Der Bundesminister der Verteidigung Thomas de Maizière hat in einem Interview mit dem Tagesspiegel einige kluge Dinge gesagt, unter anderem über die militärische Bürokratie. Auf die Frage des Journalisten, ob der Minister den Soldaten denn „gleich ein neues Denken“ verordnen wolle, antwortet er jedenfalls nicht mit Nein. Der Minister: „In den letzten Jahrzehnten hat sich eine Absicherungsmentalität angestaut.“ Wie wahr! Dann spricht er von Freude an der Übernahme von Verantwortung, Führen müsse belohnt werden, und die altbekannte Regel, daß das Melden eines Problems den Soldaten von der Behebung desselben befreie, solle fortan nicht mehr gelten. Der Minister: „In der Bundeswehr darf nicht Bürokratie herrschen, sondern der Grundsatz der Eigenverantwortung.“
„Weniger Bürokratie“ in der Bundeswehr wird dann wahrscheinlich per Erlaß verordnet.
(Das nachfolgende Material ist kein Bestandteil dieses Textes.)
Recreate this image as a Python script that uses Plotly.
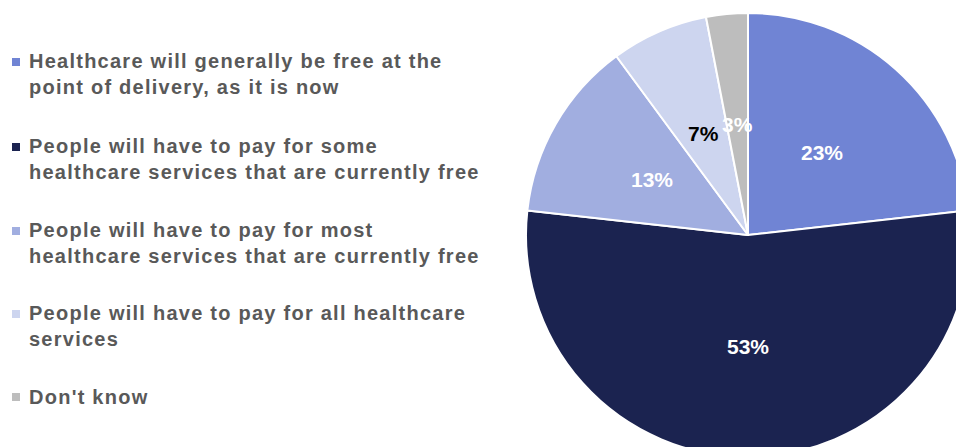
import math
import plotly.graph_objects as go

# Survey answers and shares (%)
categories = [
    "Healthcare will generally be free at the<br>point of delivery, as it is now",
    "People will have to pay for some<br>healthcare services that are currently free",
    "People will have to pay for most<br>healthcare services that are currently free",
    "People will have to pay for all healthcare<br>services",
    "Don't know",
]
values = [23, 53, 13, 7, 3]
colors = ["#7084d4", "#1b2350", "#a1aee0", "#cdd5ef", "#bdbdbd"]
label_colors = ["white", "white", "white", "black", "white"]

# Canvas slightly larger than the viewport so the pie runs off the right/bottom edges
W, H = 990, 470
FONT = "Liberation Sans, Arial, sans-serif"

# Pie placement in pixels
CX, CY, R = 748, 235, 222
LABEL_R = 0.5  # labels sit halfway out along each slice's mid-angle


def px(x):
    return x / W


def py(y):
    return 1 - y / H


fig = go.Figure()
fig.add_trace(go.Pie(
    values=values,
    labels=[c.replace("<br>", " ") for c in categories],
    marker=dict(colors=colors, line=dict(color="white", width=2)),
    sort=False,
    direction="clockwise",
    rotation=0,
    textinfo="none",
    domain=dict(x=[px(CX - R), px(CX + R)], y=[py(CY + R), py(CY - R)]),
    showlegend=False,
    hoverinfo="label+value",
))

annotations = []

# Percentage labels at each slice's mid-angle
total = sum(values)
cum = 0
for v, tc in zip(values, label_colors):
    theta = 2 * math.pi * (cum + v / 2) / total
    cum += v
    lx = CX + LABEL_R * R * math.sin(theta)
    ly = CY - LABEL_R * R * math.cos(theta)
    annotations.append(dict(
        x=px(lx), y=py(ly), xref="paper", yref="paper",
        xanchor="center", yanchor="middle",
        text=f"<b>{v}%</b>", showarrow=False,
        font=dict(family=FONT, size=21, color=tc),
    ))

# Legend drawn as swatches + wrapped text
centers = [74, 159, 243, 326, 397]
first_line = [62, 147, 231, 314, 397]
shapes = []
for cat, col, cy, fy in zip(categories, colors, centers, first_line):
    annotations.append(dict(
        x=px(27), y=py(cy), xref="paper", yref="paper",
        xanchor="left", yanchor="middle", align="left",
        text=f"<b>{cat}</b>", showarrow=False,
        font=dict(family=FONT, size=20, color="#595959"),
    ))
    shapes.append(dict(
        type="rect", xref="paper", yref="paper",
        x0=px(12), x1=px(20), y0=py(fy + 4), y1=py(fy - 4),
        fillcolor=col, line=dict(width=0),
    ))

fig.update_layout(
    width=W, height=H,
    margin=dict(l=0, r=0, t=0, b=0),
    paper_bgcolor="white",
    plot_bgcolor="white",
    annotations=annotations,
    shapes=shapes,
)

# Slightly looser tracking on the legend text
post = """
document.body.style.margin='0';
document.body.style.overflow='hidden';
document.querySelectorAll('.annotation-text').forEach(function(t){
  if (t.textContent.indexOf('%') === -1) { t.style.letterSpacing = '1.25px'; }
});
"""

fig.write_html("out.html", post_script=post)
Von ganz oben geht die Verordnung dann durch alle Führungsebenen hinab bis hin zu den Kompanien. Dabei ist dafür Sorge zu tragen, daß jeder Soldat den „Weniger Bürokratie“-Erlaß zur Kenntnis nimmt und diese Kenntnisnahme per Unterschrift bestätigt. In jeder Einheit wird ein Bürokratie-Verantwortlicher bestimmt, der „Weniger Bürokratie“-Lehrgänge an einem „Zentrum für die Verringerung der Bürokratie in der Bundeswehr (ZeVeBüBw)“ besucht.
Als Multiplikator wird er dann Unterrichte halten, die mannstundentechnisch pro Quartal festgelegt sind. Nach jedem Unterricht füllen die Soldaten dann auf Befehl Evaluationsbögen aus, die im ZeVeBüBw von Regierungsangestellten ausgewertet werden. 2015 schickt der Minister daraufhin eine Pressemitteilung raus, und die Tageszeitungen melden: „20 Prozent weniger Bürokratie in der Bundeswehr“. In den dienstlichen Beurteilungen wird ein neuer Passus eingeführt: „Oberfeldwebel Dosenkohl hat die Grundsätze des unbürokratischen Führens verinnerlicht und wendet sie im Rahmen seiner Fähigkeiten an.“
Freiheit kann mißbraucht werden
Gut. Genug gespottet. Prinzipiell hat der Minister natürlich Recht. Und geschickt ist er auch, denn seine Worte werden in der Truppe gut ankommen. Der Wille zum Führen und die Freude an der Übernahme von Verantwortung sind ja da. Er sagt das mit einem wohlwollenden Blick auf die militärisch Geführten. Nur, die Kehrseite der Medaille zeigt er nicht: Die Übernahme von Verantwortung und das Belohnen von Führungswillen bedeuten für die militärischen Führer auch das Risiko, daß in ihrem Beritt Schindluder getrieben wird, gegen den sie sich nicht absichern können.
Das Gewähren von Freiheiten beinhaltet die Möglichkeit des Mißbrauchs – und damit den ganzen Rattenschwanz von Skandälchen, Meldungen (die frei machen), Übertreibungen und Angstschweiß auf der Stirn der Generalitäten, sobald der Presseoffizier die Medienanfragen meldet. Natürlich wird der Mißbrauch das eher geringere Übel sein. Fehler werden gemacht, Irrtümer finden statt, Dinge werden ein Nachspiel haben und wer dann nun wirklich schuld ist, wird vielleicht niemand so recht beurteilen können.
Das muß erstmal ausgehalten werden. Wie ernst es dem Minister und der militärischen Führung mit dem „neuen Denken“ ist, wird sich zeigen, wenn das erste Mal ein erheblicher Mißbrauch der neuen Freiheiten zeigt. Wenn das Ministerium dann darauf verzichtet, ein neues Formular zur Kontrolle einzuführen, und den militärischen Führer schützt, dann könnte man getrost den Hut vor dem Minister ziehen. Ein angeblicher „Maulkorb“ des Lenkungsausschusses zur Bundeswehrreform, der den Inspekteuren der Streitkräfte „eine direkte Kommunikation in den politisch-parlamentarischen Raum“ versagen soll, zeigt nicht in die richtige Richtung.